The week John Ashberry dies, I read Carl Sandburg’s Wind Song. Ashbery is, for the time being, celebrated. Sandburg, once celebrated, is now consigned to the same storage unit occupied by Disneyland’s animatronic Abraham Lincoln, whose Main Street USA schtick owed as much to Sandburg’s biographical epic as to Lincoln’s own qualities.

Sandburg is Ashbery’s aesthetic antithesis. Ashbery was a poet’s poet, neither truly popular nor populist, but deeply admired by other writers. He was, the New York Times recalls, “by turns playful and elegiac, absurd and exquisite.” Evan Kindley, writing in the New Republic, characterizes his work as  “disorienting and capacious,” a poet who contained multitudes:

As much as anyone could, Ashbery straddled divides within American poetry culture. He was a card-carrying, fully paid up member of the avant-garde, and an immense influence on the Language poets, latter-day members of the New York School, and other experimental writers.
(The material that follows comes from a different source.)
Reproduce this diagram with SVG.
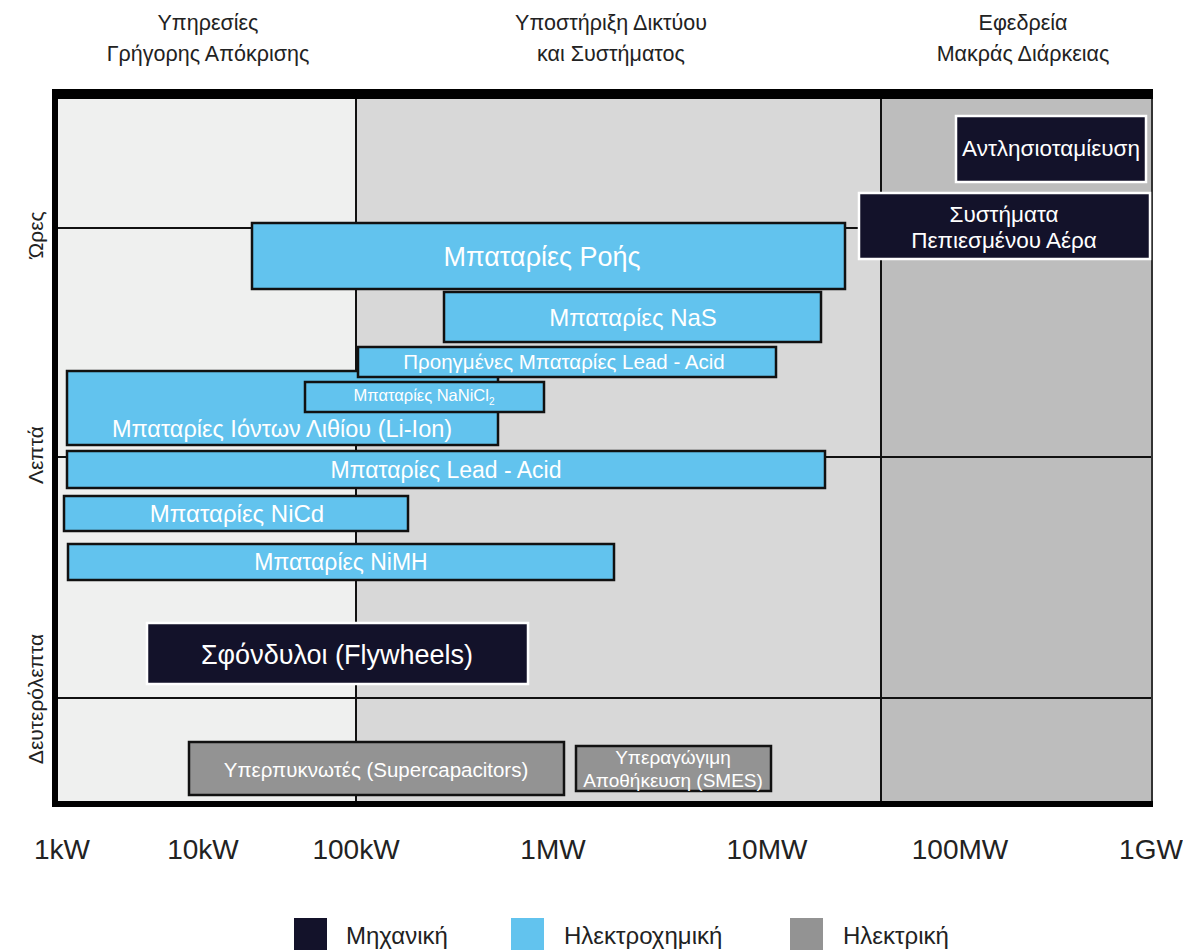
<svg xmlns="http://www.w3.org/2000/svg" width="1183" height="950" viewBox="0 0 1183 950">
<style>
text{font-family:"Liberation Sans","DejaVu Sans",sans-serif;}
.hdr{font-size:21.5px;fill:#222;text-anchor:middle;}
.ax{font-size:28px;fill:#222;text-anchor:middle;}
.yl{font-size:21px;fill:#222;text-anchor:middle;}
.lg{font-size:24px;fill:#222;}
.blue{fill:#62c3ee;stroke:#111;stroke-width:2.5;}
.dark{fill:#13122a;stroke:#fff;stroke-width:2.5;}
.gray{fill:#939393;stroke:#111;stroke-width:2.5;}
.t{fill:#fff;text-anchor:middle;}
.grid{stroke:#111;stroke-width:2;}
</style>
<rect x="0" y="0" width="1183" height="950" fill="#fff"/>
<g id="headers">
<text class="hdr" x="208" y="30">Υπηρεσίες</text>
<text class="hdr" x="208" y="61">Γρήγορης Απόκρισης</text>
<text class="hdr" x="611" y="30">Υποστήριξη Δικτύου</text>
<text class="hdr" x="611" y="61">και Συστήματος</text>
<text class="hdr" x="1023" y="30">Εφεδρεία</text>
<text class="hdr" x="1023" y="61">Μακράς Διάρκειας</text>
</g>
<g id="chart-bg">
<rect x="58" y="98" width="298" height="703" fill="#eff0ef"/>
<rect x="356" y="98" width="525" height="703" fill="#d8d8d8"/>
<rect x="881" y="98" width="271" height="703" fill="#bdbdbd"/>
</g>
<g id="grid">
<line class="grid" x1="58" y1="228" x2="1152" y2="228"/>
<line class="grid" x1="58" y1="457" x2="1152" y2="457"/>
<line class="grid" x1="58" y1="698" x2="1152" y2="698"/>
<line class="grid" x1="356" y1="98" x2="356" y2="801"/>
<line class="grid" x1="881" y1="98" x2="881" y2="801"/>
<line x1="1152" y1="98" x2="1152" y2="806" stroke="#333" stroke-width="2"/>
<rect x="52" y="89" width="1101" height="10" fill="#000"/>
<rect x="52" y="89" width="6" height="718" fill="#000"/>
<rect x="52" y="801" width="1101" height="6" fill="#000"/>
</g>
<g id="y-axis">
<text class="yl" transform="translate(43,235) rotate(-90)">Ώρες</text>
<text class="yl" transform="translate(43,455) rotate(-90)">Λεπτά</text>
<text class="yl" transform="translate(43,699) rotate(-90)">Δευτερόλεπτα</text>
</g>
<g id="x-axis">
<text class="ax" x="62" y="859">1kW</text>
<text class="ax" x="203" y="859">10kW</text>
<text class="ax" x="356" y="859">100kW</text>
<text class="ax" x="553" y="859">1MW</text>
<text class="ax" x="767" y="859">10MW</text>
<text class="ax" x="960" y="859">100MW</text>
<text class="ax" x="1151" y="859">1GW</text>
</g>
<g id="pumped-hydro">
<rect class="dark" x="956" y="116" width="190" height="66"/>
<text class="t" x="1051" y="156" font-size="22.5">Αντλησιοταμίευση</text>
</g>
<g id="caes">
<rect class="dark" x="859" y="193" width="291" height="66"/>
<text class="t" x="1004" y="222" font-size="22.5">Συστήματα</text>
<text class="t" x="1004" y="248" font-size="22.5">Πεπιεσμένου Αέρα</text>
</g>
<g id="flow">
<rect class="blue" x="252" y="223" width="593" height="66"/>
<text class="t" x="542" y="266" font-size="27">Μπαταρίες Ροής</text>
</g>
<g id="nas">
<rect class="blue" x="444" y="292" width="377" height="50"/>
<text class="t" x="633" y="326" font-size="24">Μπαταρίες NaS</text>
</g>
<g id="li-ion">
<rect class="blue" x="67" y="371" width="431" height="74"/>
<text class="t" x="282" y="437" font-size="23.5">Μπαταρίες Ιόντων Λιθίου (Li-Ion)</text>
</g>
<g id="adv-lead-acid">
<rect class="blue" x="358" y="347" width="418" height="30"/>
<text class="t" x="564" y="369" font-size="20.5">Προηγμένες Μπαταρίες Lead - Acid</text>
</g>
<g id="nanicl2">
<rect class="blue" x="305" y="382" width="239" height="30"/>
<text class="t" x="424" y="401" font-size="16.5">Μπαταρίες NaNiCl<tspan font-size="10" dy="4">2</tspan></text>
</g>
<g id="lead-acid">
<rect class="blue" x="67" y="451" width="758" height="37"/>
<text class="t" x="446" y="478" font-size="23">Μπαταρίες Lead - Acid</text>
</g>
<g id="nicd">
<rect class="blue" x="64" y="496" width="344" height="35"/>
<text class="t" x="237" y="522" font-size="24">Μπαταρίες NiCd</text>
</g>
<g id="nimh">
<rect class="blue" x="68" y="544" width="546" height="36"/>
<text class="t" x="341" y="570" font-size="23">Μπαταρίες NiMH</text>
</g>
<g id="flywheels">
<rect class="dark" x="147" y="623" width="381" height="61"/>
<text class="t" x="337" y="664" font-size="27">Σφόνδυλοι (Flywheels)</text>
</g>
<g id="supercaps">
<rect class="gray" x="189" y="742" width="375" height="53"/>
<text class="t" x="376" y="777" font-size="20.5">Υπερπυκνωτές (Supercapacitors)</text>
</g>
<g id="smes">
<rect class="gray" x="576" y="746" width="195" height="45"/>
<text class="t" x="673" y="764" font-size="19">Υπεραγώγιμη</text>
<text class="t" x="673" y="787" font-size="19">Αποθήκευση (SMES)</text>
</g>
<g id="legend">
<rect x="294" y="918" width="33" height="32" fill="#13122a"/>
<text class="lg" x="346" y="944">Μηχανική</text>
<rect x="511" y="918" width="33" height="32" fill="#62c3ee"/>
<text class="lg" x="564" y="944">Ηλεκτροχημική</text>
<rect x="790" y="918" width="33" height="32" fill="#939393"/>
<text class="lg" x="843" y="944">Ηλεκτρική</text>
</g>
</svg>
But his work’s elegance, polish, and surface beauty have appealed to formalists as well, and critics like [Harold] Bloom and Helen Vendler have done much to situate Ashbery within the Romantic tradition of Whitman, Keats, and Stevens.

Once controversial, his work eventually became consensus: it sometimes seemed as if he were the only poet everyone could agree on. The fact that he was such a good citizen of the Republic of Letters, supportive of younger writers, and indifferent to scene politics, helped endear him even to those who may have found his work baffling.
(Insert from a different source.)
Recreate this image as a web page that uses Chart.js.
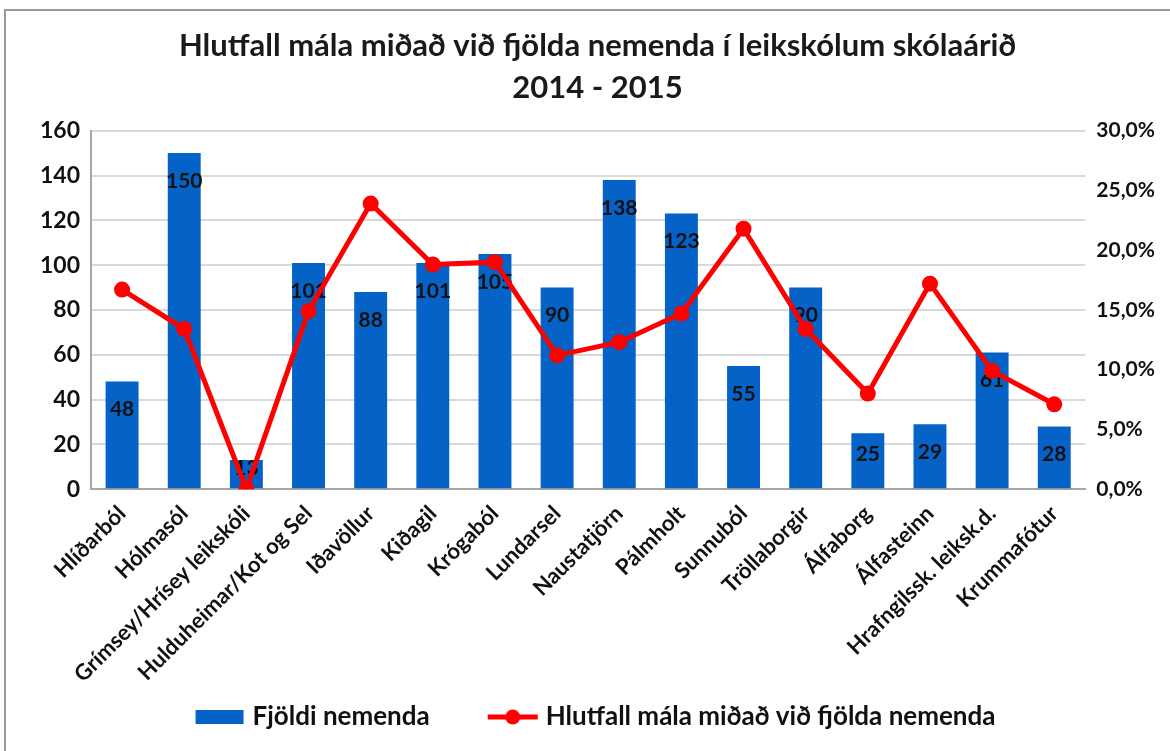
<!DOCTYPE html>
<html>
<head>
<meta charset="utf-8">
<script src="https://cdn.jsdelivr.net/npm/chart.js@4/dist/chart.umd.min.js"></script>
<style>
    body { margin: 0; background: #ffffff; }
    #frame { position: absolute; left: 4px; top: 9px; width: 1200px; height: 800px;
             border-left: 2px solid #9a9a9a; border-top: 2px solid #9a9a9a; }
    #wrap { position: absolute; left: 0; top: 0; width: 1170px; height: 751px; }
</style>
</head>
<body>
<div id="frame"></div>
<div id="wrap"><canvas id="SchoolChart"></canvas></div>
<script>
// data
const schools = [
    "Hlíðarból", "Hólmasól", "Grímsey/Hrísey leikskóli", "Hulduheimar/Kot og Sel",
    "Iðavöllur", "Kiðagil", "Krógaból", "Lundarsel", "Naustatjörn", "Pálmholt",
    "Sunnuból", "Tröllaborgir", "Álfaborg", "Álfasteinn", "Hrafngilssk. leiksk.d.", "Krummafótur"
];
const pupils = [48, 150, 13, 101, 88, 101, 105, 90, 138, 123, 55, 90, 25, 29, 61, 28];
const casePercent = [16.7, 13.4, 0.0, 14.9, 23.9, 18.8, 19.0, 11.2, 12.3, 14.7, 21.8, 13.4, 8.0, 17.2, 9.9, 7.1];

const barBlue = "#0563c8";
const lineRed = "#ff0000";

// legend icons, drawn like the excel ones
function legendIcon(kind) {
    const c = document.createElement("canvas");
    c.width = 52; c.height = 18;
    const g = c.getContext("2d");
    if (kind === "bar") {
        g.fillStyle = barBlue;
        g.fillRect(2, 2, 48, 14);
    } else if (kind === "line") {
        g.strokeStyle = lineRed;
        g.lineWidth = 5;
        g.beginPath(); g.moveTo(1, 9); g.lineTo(51, 9); g.stroke();
        g.fillStyle = lineRed;
        g.beginPath(); g.arc(26, 9, 7.5, 0, Math.PI * 2); g.fill();
    }
    return c;
}

// numbers inside the bars, a bit under the top (centred on short bars)
const barLabels = {
    id: "barLabels",
    afterDatasetDraw(chart, args) {
        if (args.index !== 0) return;
        const ctx = chart.ctx;
        ctx.save();
        ctx.font = "bold 21px Lato";
        ctx.fillStyle = "#111111";
        ctx.textAlign = "center";
        ctx.textBaseline = "middle";
        args.meta.data.forEach((bar, i) => {
            const h = bar.base - bar.y;
            const y = h < 56 ? (bar.y + bar.base) / 2 - 6 : bar.y + 28;
            ctx.fillText(String(pupils[i]), bar.x, y);
        });
        ctx.restore();
    }
};

const ctx = document.getElementById("SchoolChart").getContext("2d");
new Chart(ctx, {
    data: {
        labels: schools,
        datasets: [
            {
                type: "bar",
                label: "Fjöldi nemenda",
                data: pupils,
                backgroundColor: barBlue,
                barPercentage: 0.53,
                categoryPercentage: 1.0,
                yAxisID: "y",
                order: 2
            },
            {
                type: "line",
                label: "Hlutfall mála miðað við fjölda nemenda",
                data: casePercent,
                borderColor: lineRed,
                backgroundColor: lineRed,
                borderWidth: 5,
                pointRadius: 8,
                pointHoverRadius: 8,
                pointBackgroundColor: lineRed,
                pointBorderWidth: 0,
                tension: 0,
                yAxisID: "y1",
                order: 1
            }
        ]
    },
    plugins: [barLabels],
    options: {
        responsive: true,
        maintainAspectRatio: false,
        animation: false,
        layout: { padding: { left: 29, right: 4, top: 25, bottom: 11 } },
        plugins: {
            title: {
                display: true,
                text: ["Hlutfall mála miðað við fjölda nemenda í leikskólum skólaárið", "2014 - 2015"],
                color: "#1a1a1a",
                font: { family: "Lato", size: 31, weight: "bold", lineHeight: 1.35 },
                padding: { top: 0, bottom: 22 }
            },
            legend: {
                position: "bottom",
                labels: {
                    color: "#111111",
                    font: { family: "Lato", size: 26, weight: "bold" },
                    usePointStyle: true,
                    pointStyleWidth: 40,
                    boxHeight: 18,
                    padding: 5,
                    generateLabels(chart) {
                        const ds = chart.data.datasets;
                        const item = (text, kind, i) => ({
                            text: text,
                            pointStyle: legendIcon(kind),
                            fillStyle: "transparent",
                            strokeStyle: "transparent",
                            lineWidth: 0,
                            fontColor: "#111111",
                            datasetIndex: i
                        });
                        // empty middle entry only widens the gap between the two items
                        return [item(ds[0].label, "bar", 0), item("", "none", 0), item(ds[1].label, "line", 1)];
                    }
                },
                onClick: () => {}
            },
            tooltip: { enabled: false }
        },
        scales: {
            x: {
                grid: { display: false, drawTicks: false },
                border: { color: "#a6a6a6", width: 2 },
                ticks: {
                    color: "#111111",
                    font: { family: "Lato", size: 22, weight: "bold" },
                    maxRotation: 45,
                    minRotation: 45,
                    autoSkip: false,
                    padding: 11.5
                }
            },
            y: {
                position: "left",
                min: 0,
                max: 160,
                grid: { color: "#d9d9d9", lineWidth: 2, drawTicks: false },
                border: { color: "#a6a6a6", width: 2 },
                ticks: {
                    stepSize: 20,
                    color: "#111111",
                    font: { family: "Lato", size: 23, weight: "bold" },
                    padding: 11
                }
            },
            y1: {
                position: "right",
                min: 0,
                max: 30,
                grid: { display: false, drawTicks: false },
                border: { display: false },
                ticks: {
                    stepSize: 5,
                    color: "#111111",
                    font: { family: "Lato", size: 21, weight: "bold" },
                    padding: 11,
                    callback: (v) => v.toFixed(1).replace(".", ",") + "%"
                }
            }
        }
    }
});
</script>
</body>
</html>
Not everyone was endeared. A friend of mine remarked that Ashbery “devoted his efforts to being deliberately arch and obscure,” a view shared, I expect, by many who are as baffled by Ashbery’s lofty reputation as by work itself.
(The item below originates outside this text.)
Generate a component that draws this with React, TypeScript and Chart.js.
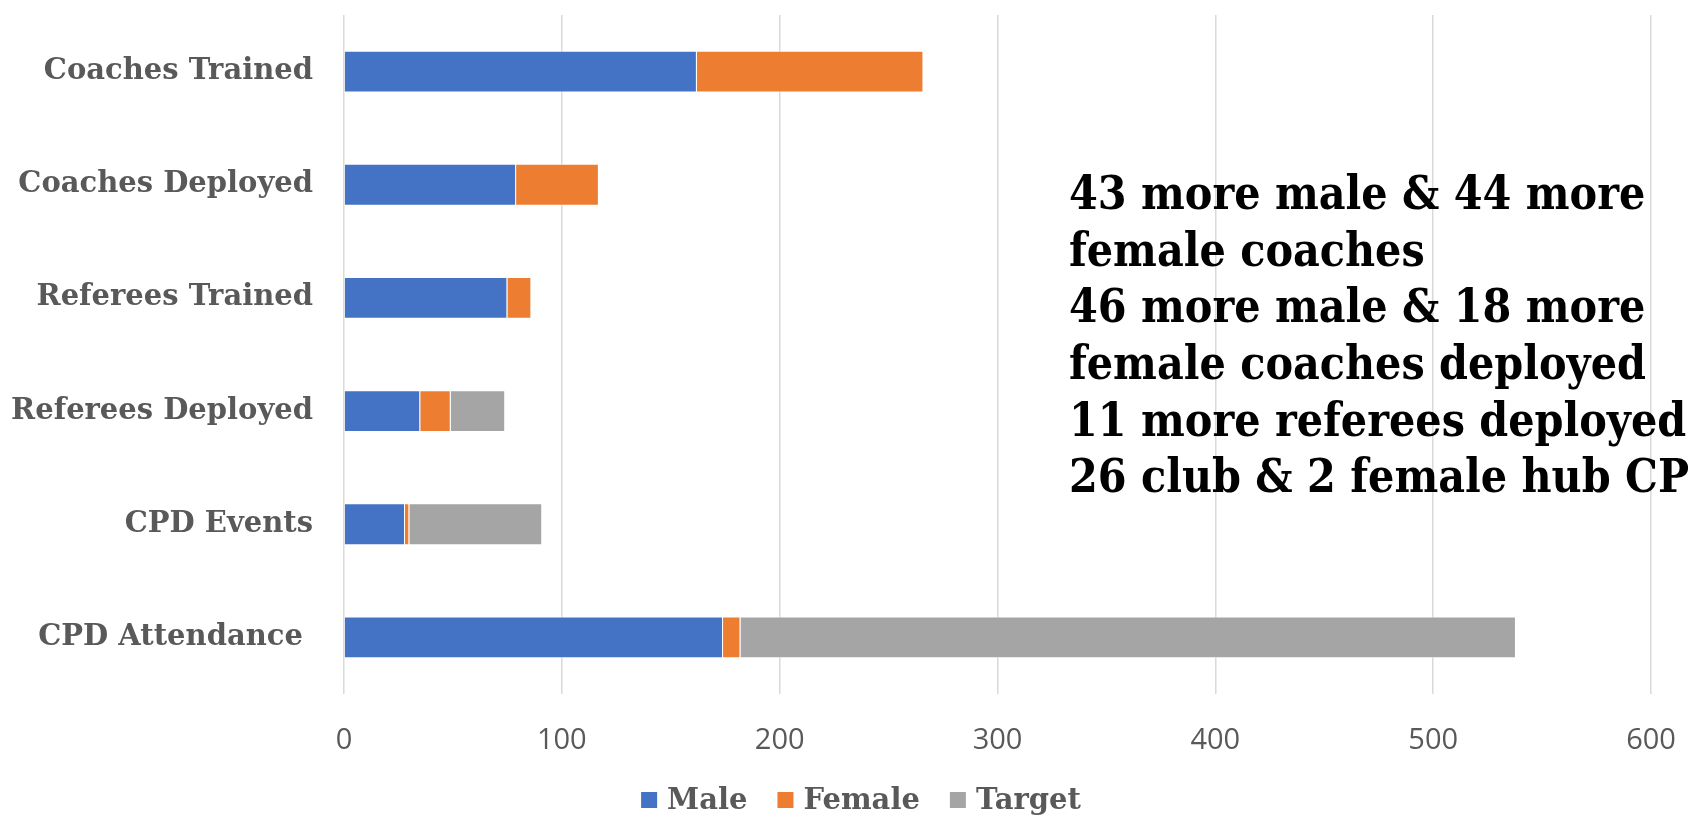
import React, { useEffect, useRef } from "react";
import { Chart, registerables } from "chart.js";

Chart.register(...registerables);

const categories = [
  "Coaches Trained",
  "Coaches Deployed",
  "Referees Trained",
  "Referees Deployed",
  "CPD Events",
  "CPD Attendance ",
];
const maleValues = [162, 79, 75, 35, 28, 174];
const femaleValues = [104, 38, 11, 14, 2, 8];
const targetValues = [null, null, null, 25, 61, 356];
const seriesNames = ["Male", "Female", "Target"];
const seriesColors = ["#4472C4", "#ED7D31", "#A5A5A5"];
const xMin = 0;
const xMax = 600;
const xStep = 100;
const annotationLines = [
  "43 more male & 44 more",
  "female coaches",
  "46 more male & 18 more",
  "female coaches deployed",
  "11 more referees deployed",
  "26 club & 2 female hub CPD events",
];

const SLAB = '"DejaVu Serif", serif';
const SLAB_COND = '"DejaVu Serif Condensed", "DejaVu Serif", serif';

const annotationPlugin = {
  id: "annotationText",
  afterDraw(chart: any) {
    const ctx = chart.ctx;
    ctx.save();
    ctx.fillStyle = "#000000";
    ctx.font = `bold 46px ${SLAB_COND}`;
    ctx.textBaseline = "middle";
    ctx.textAlign = "left";
    annotationLines.forEach((line, i) => {
      ctx.fillText(line, 1069, 197 + i * 56.7);
    });
    ctx.restore();
  },
};

const legendPlugin = {
  id: "customLegend",
  afterDraw(chart: any) {
    const ctx = chart.ctx;
    const items = chart.data.datasets.map((d: any) => ({ text: d.label, color: d.backgroundColor }));
    ctx.save();
    ctx.font = `bold 29px ${SLAB}`;
    ctx.textBaseline = "middle";
    ctx.textAlign = "left";
    const box = 16;
    const gapBoxText = 10;
    const gapItems = 30;
    const widths = items.map((it: any) => box + gapBoxText + ctx.measureText(it.text).width);
    const total = widths.reduce((a: number, b: number) => a + b, 0) + gapItems * (items.length - 1);
    let x = 861 - total / 2;
    const cy = 800;
    items.forEach((it: any, i: number) => {
      ctx.fillStyle = it.color;
      ctx.fillRect(x, cy - box / 2, box, box);
      ctx.fillStyle = "#595959";
      ctx.fillText(it.text, x + box + gapBoxText, cy + 1);
      x += widths[i] + gapItems;
    });
    ctx.restore();
  },
};

export default function App() {
  const canvasRef = useRef<HTMLCanvasElement | null>(null);

  useEffect(() => {
    document.body.style.margin = "0";
    const canvas = canvasRef.current;
    if (!canvas) return;
    const chart = new Chart(canvas, {
      type: "bar",
      data: {
        labels: categories,
        datasets: [
          { label: seriesNames[0], data: maleValues, backgroundColor: seriesColors[0] },
          { label: seriesNames[1], data: femaleValues, backgroundColor: seriesColors[1] },
          { label: seriesNames[2], data: targetValues, backgroundColor: seriesColors[2] },
        ].map((d) => ({
          ...d,
          borderColor: "rgba(255,255,255,0.7)",
          borderWidth: 1,
          categoryPercentage: 1,
          barPercentage: 0.37,
        })),
      },
      options: {
        indexAxis: "y",
        animation: false,
        responsive: false,
        maintainAspectRatio: false,
        layout: { padding: { top: 15, right: 37, left: 0, bottom: 60 } },
        plugins: {
          legend: { display: false },
          tooltip: { enabled: false },
        },
        scales: {
          x: {
            stacked: true,
            min: xMin,
            max: xMax,
            ticks: {
              stepSize: xStep,
              padding: 29,
              color: "#595959",
              font: { family: '"Open Sans", sans-serif', size: 29 },
            },
            grid: { color: "#D9D9D9", lineWidth: 1.5, drawTicks: false },
            border: { display: false },
            afterFit: (scale: any) => {
              scale.height = 62;
              scale.paddingLeft = 0;
              scale.paddingRight = 0;
            },
          },
          y: {
            stacked: true,
            ticks: {
              padding: 31,
              color: "#595959",
              font: { family: SLAB, size: 29, weight: "bold" },
            },
            grid: { display: false, drawTicks: false },
            border: { display: false },
            afterFit: (scale: any) => {
              scale.width = 344;
              scale.paddingTop = 0;
              scale.paddingBottom = 0;
            },
          },
        },
      },
      plugins: [annotationPlugin, legendPlugin],
    } as any);
    return () => chart.destroy();
  }, []);

  return (
    <div style={{ width: 1688, height: 816, position: "relative", background: "#fff" }}>
      <canvas ref={canvasRef} width={1688} height={816} style={{ display: "block" }} />
    </div>
  );
}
One thing is certain: Ashbery is an English Department powerhouse, and Sandburg is not. The 9th edition of the Norton Anthology of American Literature, a barometer of syllabus inclusion, devotes eighteen pages to Ashbery, enough to incorporate “Self-Portrait in a Convex Mirror” in its entirety. Sandburg gets just three pages for four poems: “Chicago,” “Fog,” “Cool Tombs,” and “Grass.” Not a bad selection, that. However, it’s hard to imagine Sandburg championed in the classroom with the same fervor as MLA members champion Ashbery.

Yet, in his time – roughly the middle fifty years of the 20th century – Sandburg was immensely popular and widely honored. A few decades ago, every high school student would have read and, in those days, memorized and recited Sandburg’s poems.

Sandburg faded for a lot of reasons. For one, the political culture shifted, leaving Sandburg’s work stranded. He was a Leftist back in the day when the Left spoke the language of national pride and the dignity of physical labor. In that, his work presaged the WPA writers, photographers, and muralists. For a taste of this, reread “Chicago” and then watch two Pare Lorentz films: The River (1936) and The Plow that Broke the Plains (1938). Or listen to Woody Guthrie’s 1942 praise-song for the Grand Coulee Dam, built astride the Columbia River.

The heroic era of American infrastructure development, associated with early 20th century socialism, morphed by mid-century into establishment liberalism. Its last great project, the interstates, are not associated with a heroic working class but with traffic.

Sandburg’s other theme was rural life. His paeans to the farm mark the limits of his leftist inclinations. Like late 19th century Populists, he drew the line well short of any kind of collectivization, either corporate or federal. It was the family farm he had in mind, a type that still existed in profusion at mid-century. By the 1970s, though, the small family operation was in retreat, and those who knew it best no longer made sweeping claims for its national significance.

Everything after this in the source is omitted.